Carrie relays the good news to her CIA colleagues only to have Saul hit her with a reasonable, and as it turns out correct, question. Why should they suspect that a money transfer occurred between Abu-Nazir and the Prince? Or that the Prince has any involvement in financing terrorist activity? Well, this spat is merely the first of a few that finally clear the elephant out of the room and find mentor and student working together again by episode end... but let's not get ahead of ourselves.
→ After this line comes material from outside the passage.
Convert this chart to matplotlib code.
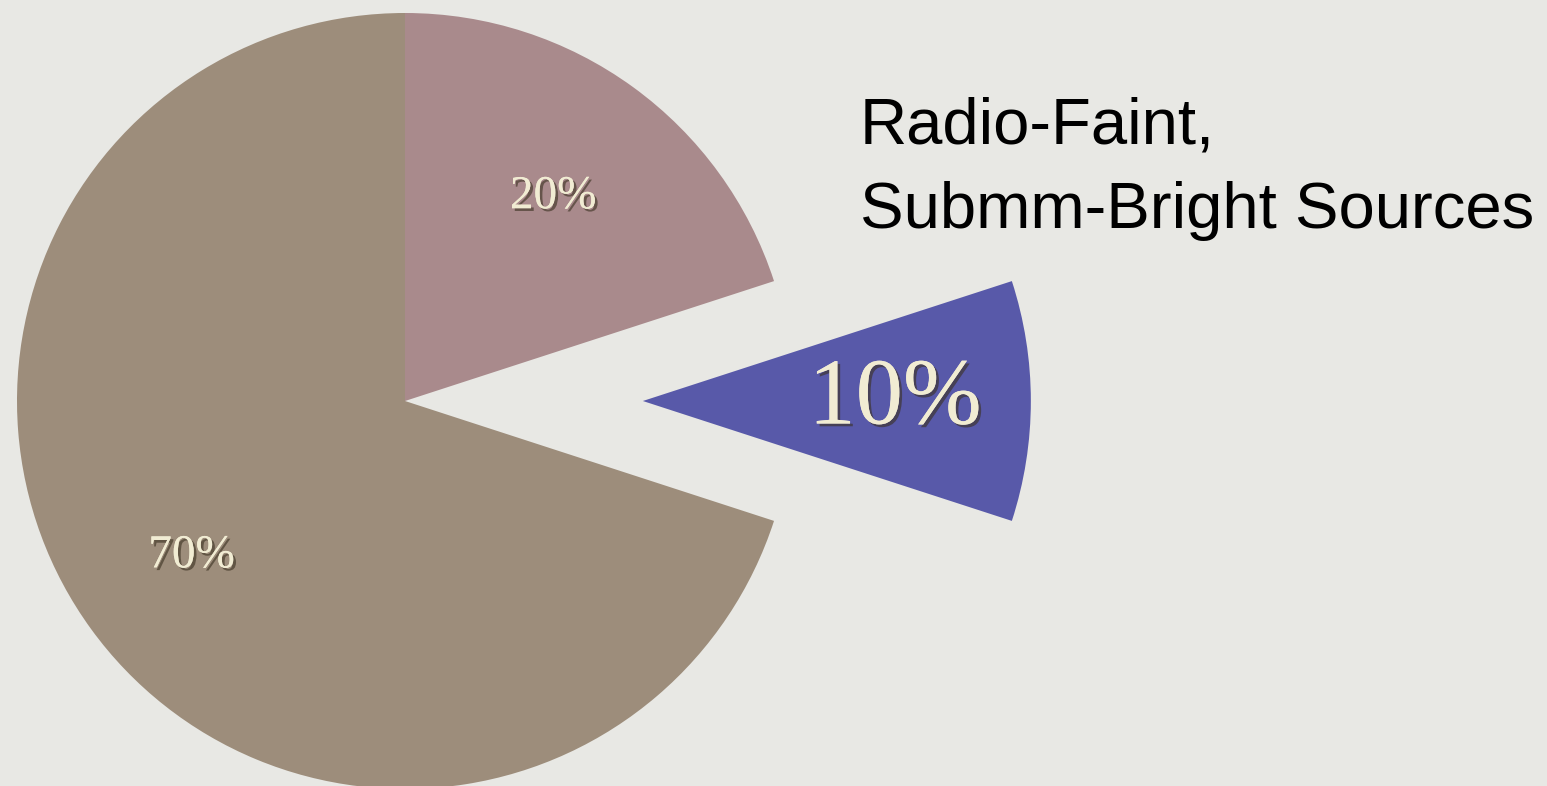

Carrie continues surveillance on Brody with the assistance of Virgil but also has to keep tabs on Lynne, who is in the field without any real protection. Remember last week when I said that our beautiful blonde probably didn't have long? Well, Sinister Baldy informs Lynne that she's needed to welcome a very important associate of the Prince, something that sparks concern and a call to Carrie for reassurance. Carrie and Virgil head out to provide Lynne with some protection, only too little, too late as she's murdered and that gift I mentioned (a half a million dollar necklace) will now help fund terrorism.
"I like being close to the airport. For us, it's perfect."
We can't be sure if Brody is a bad guy but thanks to some puzzle piecing by Saul and Carrie, we can be sure that evil is most definitely afoot! The proceeds from the stolen necklace have seemingly gone to purchase a home for a couple with a sinister affection for airport proximity. Once again, another very strong episode that continues to let the tension slowly build while still providing enough action and excitement to titillate. In only three episodes they have laid an amazing foundation of character and plot on which to continue to craft an engaging and thought provoking series. Sundays may offer a lot of choice - zombie melodramas, period gangsters and serial killing cops - but Homeland might prove to best them all. I can't wait to see our two leads back in the same room.
Homeland airs on ShowTime, Sundays at 10 p.m. ET/PT. It stars Claire Danes, Damian Lewis, Mandy Patinkin and Morena Baccarin. It was developed by Howard Gordon and Alex Gansa.